Kelvin knew that transmitting signals underwater would not be easy because the doctrine of squares applied; that is, the speed of the message decreased as the square of the total length of the wire. Kelvin’s approach was to make signals shorter (and he was ultimately proven correct). Whitehouse’s thinking was to amplify the signal by increasing the voltage. His solution proved disastrous. When Whitehouse tested it, he roasted the cable and it never worked again.

With four weeks of life, 400 messages were sent. The cable briefly gave, and then took away, something that the public much desired. As a result there was a huge uproar against Cyrus Field. People felt swindled and thought transatlantic communication was fake. Field nearly went bankrupt and failed to secure further backing. In time, however, attention moved away from this clamor. The United States entered the Civil War, and the public had more pressing worries than the cable.
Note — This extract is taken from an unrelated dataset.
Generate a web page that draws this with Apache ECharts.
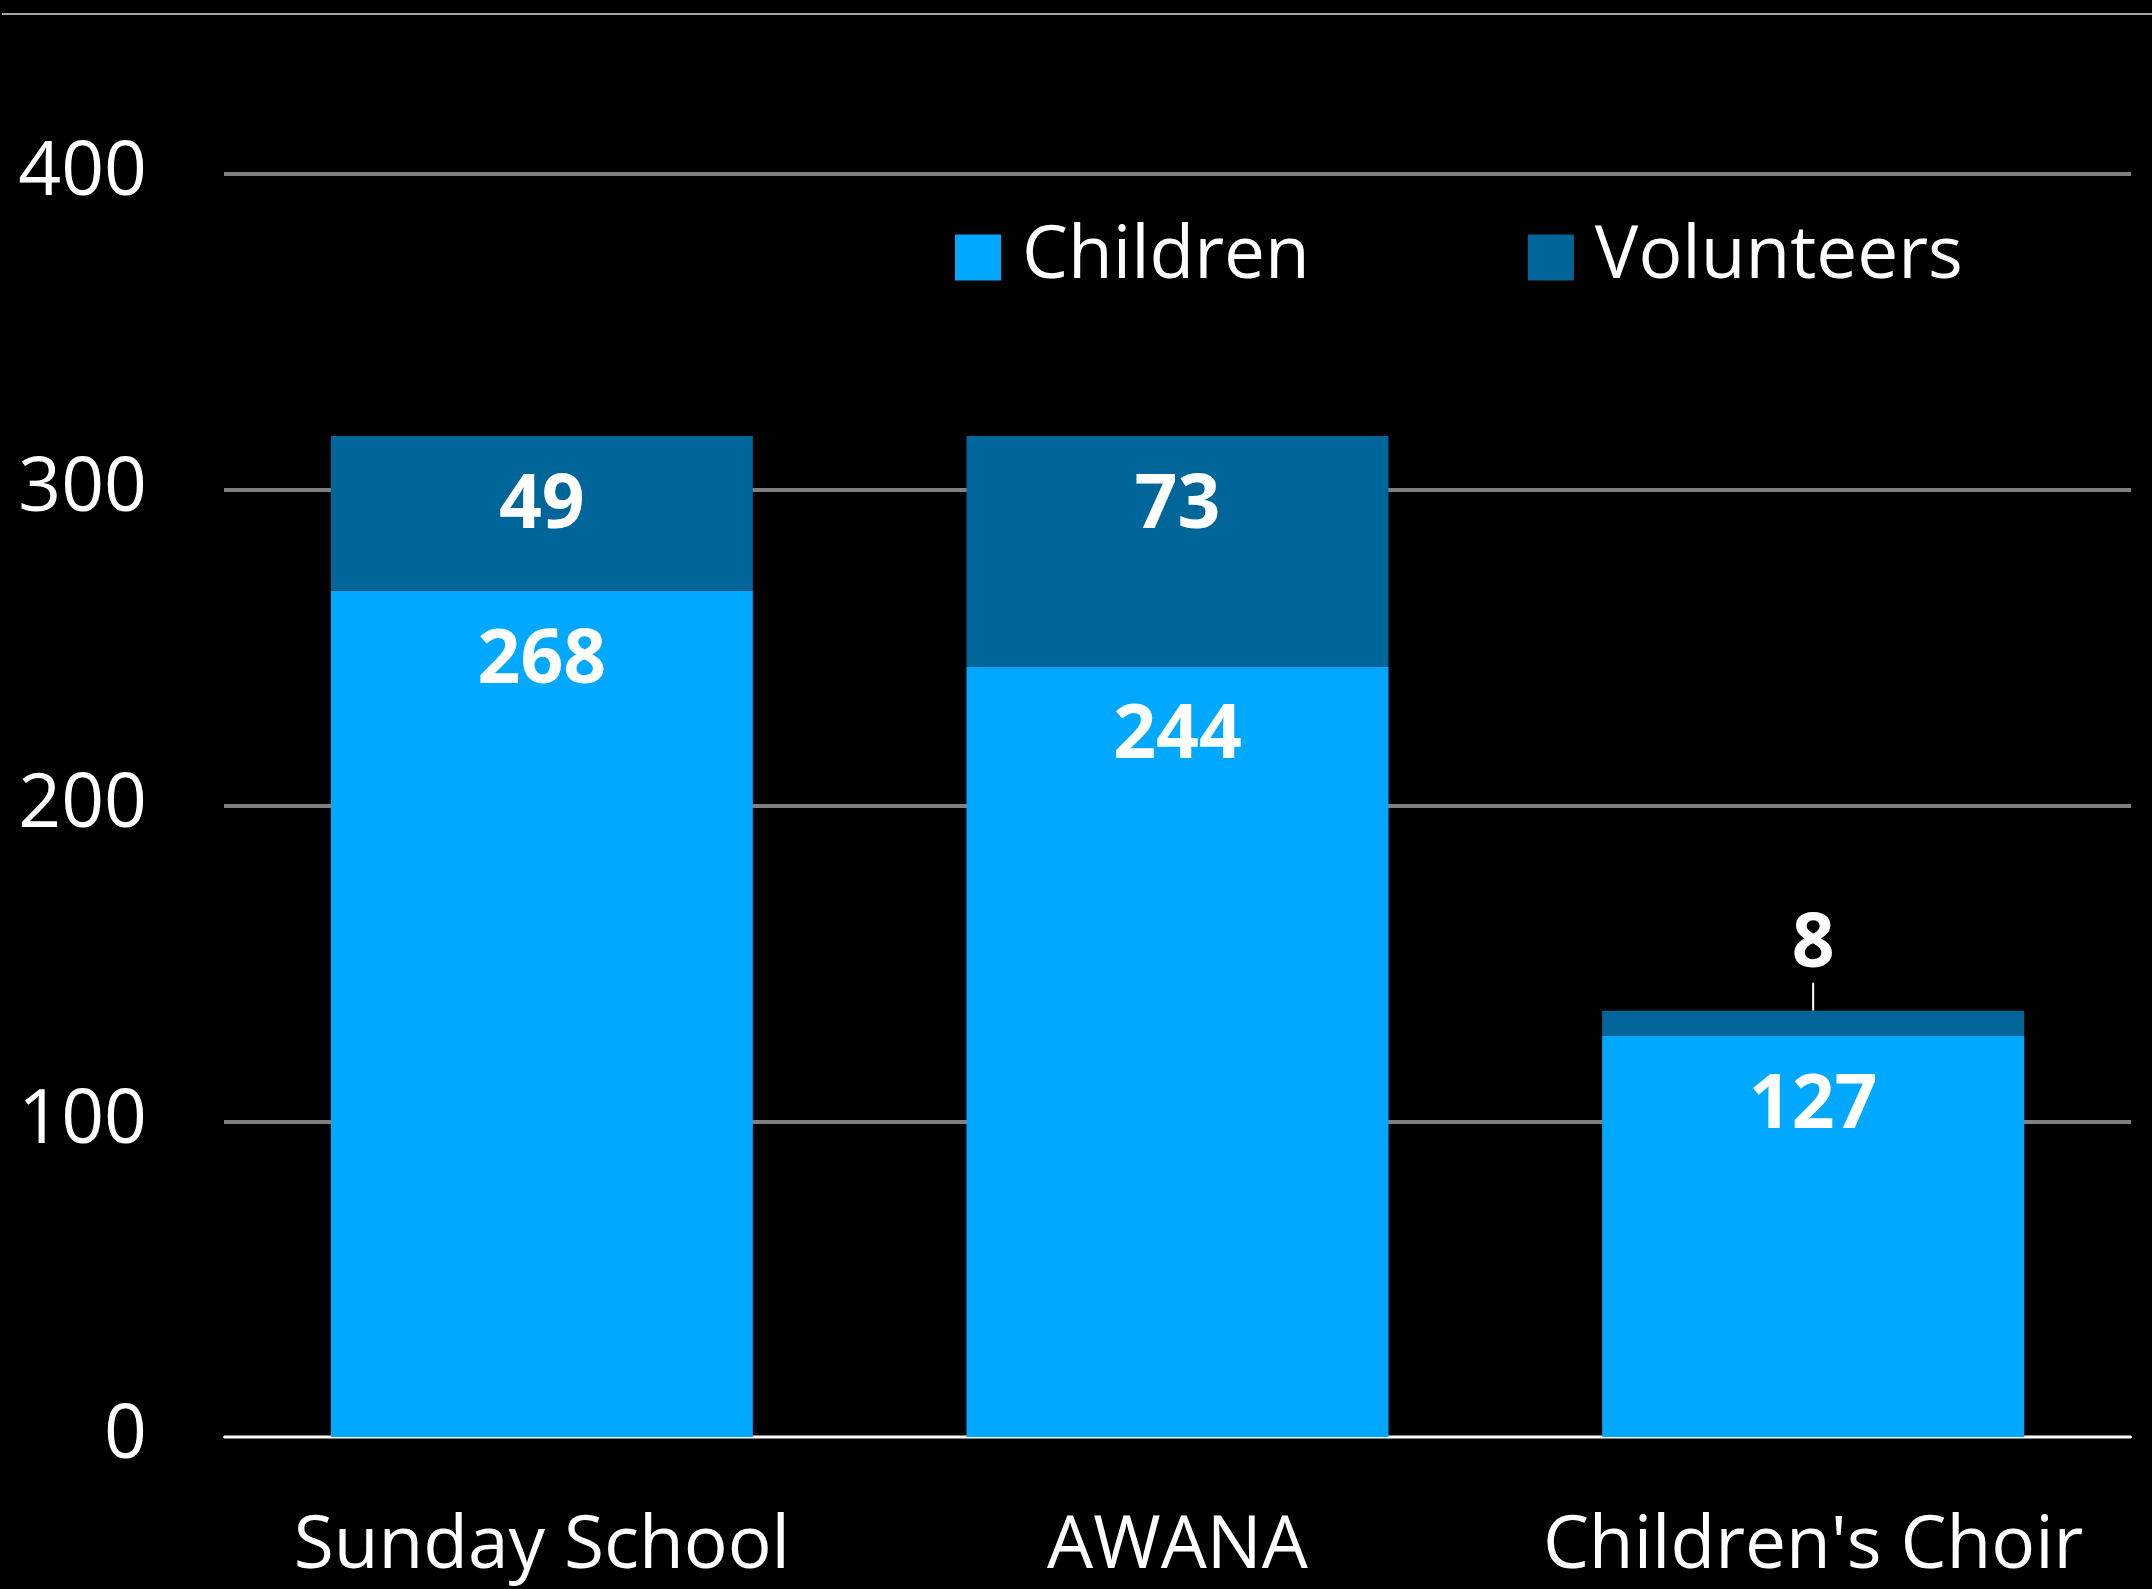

During the war, Field persevered in the behind-the-scenes groundwork of organizing and funding another working cable. He was well rewarded for his renewed effort. Since his last attempt, a mammoth ship that could carry the whole cable was built—the Great Eastern. Engineer Isambard Brunel created the Great Eastern to connect the British Commonwealth, running between England, Australia, and India without refueling. But the boat hit on hard times and was on auction at a fraction of its cost. Field believed the Great Eastern could reduce the chance for failure, so soon it became the copper cable’s new mode of transportation.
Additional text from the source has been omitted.